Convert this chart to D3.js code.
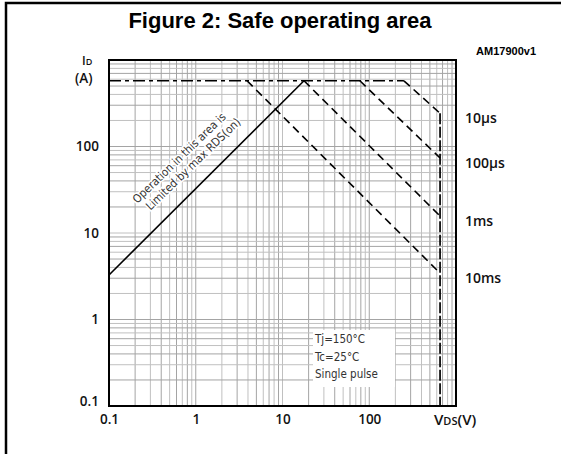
<!DOCTYPE html>
<html>
<head>
<meta charset="utf-8">
<script src="https://cdn.jsdelivr.net/npm/d3@7"></script>
<style>
  body { margin: 0; background: #fff; }
  .tick text { font-family: "Open Sans", sans-serif; font-weight: 600; font-size: 13.5px; fill: #111; }
  .lbl { font-family: "Open Sans", sans-serif; font-weight: 600; fill: #111; }
  .note { font-family: "DejaVu Sans Condensed", "DejaVu Sans", sans-serif; font-size: 11px; fill: #333; }
</style>
</head>
<body>
<script>
// values
const vdsTicks = [0.1, 1, 10, 100]
const idTicks = [0.1, 1, 10, 100]
const idMax = 575          // A, top limit
const bvdss = 655          // V, vertical limit
const rdsLine = [[0.1, 3.27], [17.7, 575]]   // limited by RDS(on)
const pulseNames = ['10µs', '100µs', '1ms', '10ms']
const pulseStartV = [251, 78, 17.7, 3.9]     // where each curve leaves the top line
const pulseEndI = [242, 73.6, 15.7, 3.43]    // current where it meets VDS = bvdss
const notes = ['Tj=150°C', 'Tc=25°C', 'Single pulse']

const width = 561, height = 454

let svg = d3.select('body').append('svg')
    .attr('width', width)
    .attr('height', height)

// outer frame (only top and left visible in the crop)
svg.append('path')
    .attr('d', `M6,${height} L6,3 L${width},3`)
    .attr('fill', 'none')
    .attr('stroke', '#000')
    .attr('stroke-width', 2.5)

let x = d3.scaleLog().domain([0.1, 1000]).range([109, 456])
let y = d3.scaleLog().domain([0.1, 1000]).range([406, 60])

// grid
let grid = svg.append('g').attr('class', 'grid')
grid.selectAll('.vg')
  .data(x.ticks())
  .join('line')
    .attr('x1', d => x(d)).attr('x2', d => x(d))
    .attr('y1', y.range()[0]).attr('y2', y.range()[1])
    .attr('stroke', (d, i) => i % 2 ? '#a4a4a4' : '#c0c0c0')
    .attr('stroke-width', 1)
grid.selectAll('.hg')
  .data(y.ticks())
  .join('line')
    .attr('y1', d => y(d)).attr('y2', d => y(d))
    .attr('x1', x.range()[0]).attr('x2', x.range()[1])
    .attr('stroke', (d, i) => i % 2 ? '#a4a4a4' : '#c0c0c0')
    .attr('stroke-width', 1)

// white box behind notes
svg.append('rect')
    .attr('x', 313).attr('y', 330)
    .attr('width', 82).attr('height', 57)
    .attr('fill', '#fff')

svg.selectAll('.note')
  .data(notes)
  .join('text')
    .attr('class', 'note')
    .attr('x', 315)
    .attr('y', (d, i) => 343 + i * 17.5)
    .style('font-size', '11.5px')
    .text(d => d)

let line = d3.line().x(d => x(d[0])).y(d => y(d[1]))

// rotated annotation
let ann = svg.append('g')
    .attr('transform', 'translate(184,163) rotate(-44)')
ann.selectAll('text')
  .data(['Operation in this area is', 'Limited by max RDS(on)'])
  .join('text')
    .attr('class', 'note')
    .attr('text-anchor', 'middle')
    .attr('x', (d, i) => i * 6)
    .attr('y', (d, i) => -3 + i * 14)
    .attr('stroke', '#fff')
    .attr('stroke-width', 3)
    .attr('paint-order', 'stroke')
    .style('font-size', '11.5px')
    .text(d => d)

// top current limit, dash-dot
svg.append('path')
    .attr('d', line([[0.1, idMax], [pulseStartV[0], idMax]]))
    .attr('fill', 'none')
    .attr('stroke', '#000')
    .attr('stroke-width', 1.6)
    .attr('stroke-dasharray', '12,4,4,4')

// pulse curves
pulseNames.forEach((name, i) => {
  svg.append('path')
      .attr('d', line([[pulseStartV[i], idMax], [bvdss, pulseEndI[i]]]))
      .attr('fill', 'none')
      .attr('stroke', '#000')
      .attr('stroke-width', 1.6)
      .attr('stroke-dasharray', '8,5')
  svg.append('text')
      .attr('class', 'lbl')
      .attr('x', 465)
      .attr('y', y(pulseEndI[i]) + 5)
      .attr('dy', '0.35em')
      .style('font-size', '14px')
      .text(name)
})

// breakdown limit
svg.append('path')
    .attr('d', line([[bvdss, pulseEndI[0]], [bvdss, 0.1]]))
    .attr('fill', 'none')
    .attr('stroke', '#000')
    .attr('stroke-width', 1.7)
    .attr('stroke-dasharray', '11,2.5')

// RDS(on) limit
svg.append('path')
    .attr('d', line(rdsLine))
    .attr('fill', 'none')
    .attr('stroke', '#000')
    .attr('stroke-width', 1.6)

// frame
svg.append('rect')
    .attr('x', 109).attr('y', 60)
    .attr('width', 347).attr('height', 346)
    .attr('fill', 'none')
    .attr('stroke', '#000')
    .attr('stroke-width', 2)

// axes
let fmt = d3.format('~g')
let yAxis = svg.append('g')
    .attr('transform', 'translate(109,0)')
    .call(d3.axisLeft(y).tickValues(idTicks).tickSize(0).tickPadding(10).tickFormat(fmt))
yAxis.select('.domain').remove()
yAxis.selectAll('.tick text').filter(d => d === 0.1).attr('dy', '-0.05em')

let xAxis = svg.append('g')
    .attr('transform', 'translate(0,406)')
    .call(d3.axisBottom(x).tickValues(vdsTicks).tickSize(0).tickPadding(8).tickFormat(fmt))
xAxis.select('.domain').remove()

// axis titles
let idLab = svg.append('text').attr('class', 'lbl').attr('x', 82).attr('y', 65).style('font-size', '12px')
idLab.append('tspan').text('I')
idLab.append('tspan').style('font-size', '9px').text('D')
svg.append('text').attr('class', 'lbl').attr('x', 75).attr('y', 83).style('font-size', '13.5px').text('(A)')

let vLab = svg.append('text').attr('class', 'lbl').attr('x', 434).attr('y', 425).style('font-size', '15px')
vLab.append('tspan').text('V')
vLab.append('tspan').style('font-size', '11px').text('DS')
vLab.append('tspan').text('(V)')

// title
svg.append('text')
    .attr('x', 280).attr('y', 28)
    .attr('text-anchor', 'middle')
    .style('font-family', 'Liberation Sans, Arial, sans-serif')
    .style('font-weight', 'bold')
    .style('font-size', '22px')
    .text('Figure 2: Safe operating area')

svg.append('text')
    .attr('x', 536).attr('y', 55)
    .attr('text-anchor', 'end')
    .style('font-family', 'Liberation Sans, Arial, sans-serif')
    .style('font-weight', 'bold')
    .style('font-size', '11px')
    .text('AM17900v1')
</script>
</body>
</html>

PROBLEM TO SOLVE = Of all the lines above, how many contain "this"? Give the number and nothing more.

THE RESULT = 2